[Start]
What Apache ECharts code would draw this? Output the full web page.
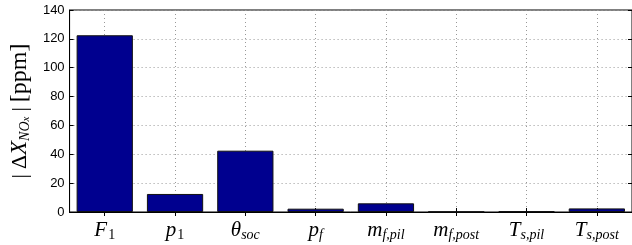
<!DOCTYPE html>
<html>
<head>
<meta charset="utf-8">
<script src="https://cdn.jsdelivr.net/npm/echarts@6/dist/echarts.min.js"></script>
<style>
  html, body { margin: 0; padding: 0; background: #fff; }
  #chart { width: 632px; height: 245px; }
</style>
</head>
<body>
<div id="chart"></div>
<script>
// categories as rich-text pieces: [main, subscript]
const categories = [
  ['F', '1'], ['p', '1'], ['θ', 'soc'], ['p', 'f'],
  ['m', 'f,pil'], ['m', 'f,post'], ['T', 's,pil'], ['T', 's,post']
];
const values = [122.5, 12.5, 42.5, 2.3, 6.0, 0.2, 0.5, 2.5];
const yTicks = { min: 0, max: 140, step: 20 };

const chart = echarts.init(document.getElementById('chart'));
const catNames = categories.map(c => c[0] + '_' + c[1]);

const serif = '"Liberation Serif", "DejaVu Serif", serif';
const sans = '"Liberation Sans", Arial, sans-serif';

chart.setOption({
  animation: false,
  grid: {
    left: 63, right: -3, top: 10, bottom: 33,
    show: true, borderColor: '#000', borderWidth: 1
  },
  xAxis: [{
    type: 'category',
    data: catNames,
    boundaryGap: true,
    axisLine: { lineStyle: { color: '#000', width: 1 } },
    axisTick: { show: true, inside: true, alignWithLabel: true, interval: 0, length: 4, lineStyle: { color: '#000' } },
    splitLine: { show: true, alignWithLabel: true, interval: 0, lineStyle: { color: '#999', type: [1, 3] } },
    axisLabel: {
      margin: 6,
      interval: 0,
      formatter: function (v) {
        const p = v.split('_');
        const subStyle = /^\d+$/.test(p[1]) ? 'd' : 's';
        return '{m|' + p[0] + '}{' + subStyle + '|' + p[1] + '}';
      },
      rich: {
        m: { fontFamily: serif, fontStyle: 'italic', fontSize: 21, color: '#000', lineHeight: 24 },
        s: { fontFamily: serif, fontStyle: 'italic', fontSize: 14, color: '#000', verticalAlign: 'bottom', lineHeight: 14, padding: [8, 0, 0, 0] },
        d: { fontFamily: serif, fontSize: 14, color: '#000', verticalAlign: 'bottom', lineHeight: 14, padding: [8, 0, 0, 1] }
      }
    }
  }, {
    type: 'category',
    data: catNames,
    position: 'top',
    boundaryGap: true,
    axisLine: { show: true, lineStyle: { color: '#000' } },
    axisTick: { show: true, inside: true, alignWithLabel: true, interval: 0, length: 4, lineStyle: { color: '#000' } },
    axisLabel: { show: false }
  }],
  yAxis: [{
    type: 'value',
    min: yTicks.min, max: yTicks.max, interval: yTicks.step,
    axisLine: { show: true, lineStyle: { color: '#000' } },
    axisTick: { show: true, inside: true, length: 4, lineStyle: { color: '#000' } },
    splitLine: { show: true, lineStyle: { color: '#999', type: [1, 3] } },
    axisLabel: { fontFamily: sans, fontSize: 13, color: '#000', margin: 5 },
    name: '{t||}{g|}{t|Δ}{x|X}{s|NO}{ss|x}{g|}{t||}{g|}{u|[ppm]}',
    nameLocation: 'middle',
    nameRotate: 90,
    nameGap: 33,
    nameTextStyle: {
      rich: {
        t: { fontFamily: serif, fontSize: 22, color: '#000', lineHeight: 24 },
        u: { fontFamily: serif, fontSize: 24, color: '#000', lineHeight: 24 },
        g: { width: 5, lineHeight: 24 },
        x: { fontFamily: serif, fontStyle: 'italic', fontSize: 23, color: '#000', lineHeight: 24 },
        s: { fontFamily: serif, fontStyle: 'italic', fontSize: 14, color: '#000', verticalAlign: 'bottom', lineHeight: 14, padding: [6, 0, 0, 0] },
        ss: { fontFamily: serif, fontStyle: 'italic', fontSize: 11, color: '#000', verticalAlign: 'bottom', lineHeight: 11, padding: [10, 0, 0, 0] }
      }
    }
  }, {
    type: 'value',
    position: 'right',
    min: yTicks.min, max: yTicks.max, interval: yTicks.step,
    axisLine: { show: true, lineStyle: { color: '#000' } },
    axisTick: { show: true, inside: true, length: 4, lineStyle: { color: '#000' } },
    splitLine: { show: false },
    axisLabel: { show: false }
  }],
  series: [{
    type: 'bar',
    data: values,
    barWidth: '80%',
    itemStyle: { color: '#00008F', borderColor: '#111', borderWidth: 1 }
  }]
});
</script>
</body>
</html>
[End]
Reproduce the material in full, word for word, and omit the pictures.

What Apache ECharts code would draw this? Output the full web page.
<!DOCTYPE html>
<html>
<head>
<meta charset="utf-8">
<script src="https://cdn.jsdelivr.net/npm/echarts@6/dist/echarts.min.js"></script>
<style>
  html, body { margin: 0; padding: 0; background: #fff; }
  #chart { width: 632px; height: 245px; }
</style>
</head>
<body>
<div id="chart"></div>
<script>
// categories as rich-text pieces: [main, subscript]
const categories = [
  ['F', '1'], ['p', '1'], ['θ', 'soc'], ['p', 'f'],
  ['m', 'f,pil'], ['m', 'f,post'], ['T', 's,pil'], ['T', 's,post']
];
const values = [122.5, 12.5, 42.5, 2.3, 6.0, 0.2, 0.5, 2.5];
const yTicks = { min: 0, max: 140, step: 20 };

const chart = echarts.init(document.getElementById('chart'));
const catNames = categories.map(c => c[0] + '_' + c[1]);

const serif = '"Liberation Serif", "DejaVu Serif", serif';
const sans = '"Liberation Sans", Arial, sans-serif';

chart.setOption({
  animation: false,
  grid: {
    left: 63, right: -3, top: 10, bottom: 33,
    show: true, borderColor: '#000', borderWidth: 1
  },
  xAxis: [{
    type: 'category',
    data: catNames,
    boundaryGap: true,
    axisLine: { lineStyle: { color: '#000', width: 1 } },
    axisTick: { show: true, inside: true, alignWithLabel: true, interval: 0, length: 4, lineStyle: { color: '#000' } },
    splitLine: { show: true, alignWithLabel: true, interval: 0, lineStyle: { color: '#999', type: [1, 3] } },
    axisLabel: {
      margin: 6,
      interval: 0,
      formatter: function (v) {
        const p = v.split('_');
        const subStyle = /^\d+$/.test(p[1]) ? 'd' : 's';
        return '{m|' + p[0] + '}{' + subStyle + '|' + p[1] + '}';
      },
      rich: {
        m: { fontFamily: serif, fontStyle: 'italic', fontSize: 21, color: '#000', lineHeight: 24 },
        s: { fontFamily: serif, fontStyle: 'italic', fontSize: 14, color: '#000', verticalAlign: 'bottom', lineHeight: 14, padding: [8, 0, 0, 0] },
        d: { fontFamily: serif, fontSize: 14, color: '#000', verticalAlign: 'bottom', lineHeight: 14, padding: [8, 0, 0, 1] }
      }
    }
  }, {
    type: 'category',
    data: catNames,
    position: 'top',
    boundaryGap: true,
    axisLine: { show: true, lineStyle: { color: '#000' } },
    axisTick: { show: true, inside: true, alignWithLabel: true, interval: 0, length: 4, lineStyle: { color: '#000' } },
    axisLabel: { show: false }
  }],
  yAxis: [{
    type: 'value',
    min: yTicks.min, max: yTicks.max, interval: yTicks.step,
    axisLine: { show: true, lineStyle: { color: '#000' } },
    axisTick: { show: true, inside: true, length: 4, lineStyle: { color: '#000' } },
    splitLine: { show: true, lineStyle: { color: '#999', type: [1, 3] } },
    axisLabel: { fontFamily: sans, fontSize: 13, color: '#000', margin: 5 },
    name: '{t||}{g|}{t|Δ}{x|X}{s|NO}{ss|x}{g|}{t||}{g|}{u|[ppm]}',
    nameLocation: 'middle',
    nameRotate: 90,
    nameGap: 33,
    nameTextStyle: {
      rich: {
        t: { fontFamily: serif, fontSize: 22, color: '#000', lineHeight: 24 },
        u: { fontFamily: serif, fontSize: 24, color: '#000', lineHeight: 24 },
        g: { width: 5, lineHeight: 24 },
        x: { fontFamily: serif, fontStyle: 'italic', fontSize: 23, color: '#000', lineHeight: 24 },
        s: { fontFamily: serif, fontStyle: 'italic', fontSize: 14, color: '#000', verticalAlign: 'bottom', lineHeight: 14, padding: [6, 0, 0, 0] },
        ss: { fontFamily: serif, fontStyle: 'italic', fontSize: 11, color: '#000', verticalAlign: 'bottom', lineHeight: 11, padding: [10, 0, 0, 0] }
      }
    }
  }, {
    type: 'value',
    position: 'right',
    min: yTicks.min, max: yTicks.max, interval: yTicks.step,
    axisLine: { show: true, lineStyle: { color: '#000' } },
    axisTick: { show: true, inside: true, length: 4, lineStyle: { color: '#000' } },
    splitLine: { show: false },
    axisLabel: { show: false }
  }],
  series: [{
    type: 'bar',
    data: values,
    barWidth: '80%',
    itemStyle: { color: '#00008F', borderColor: '#111', borderWidth: 1 }
  }]
});
</script>
</body>
</html>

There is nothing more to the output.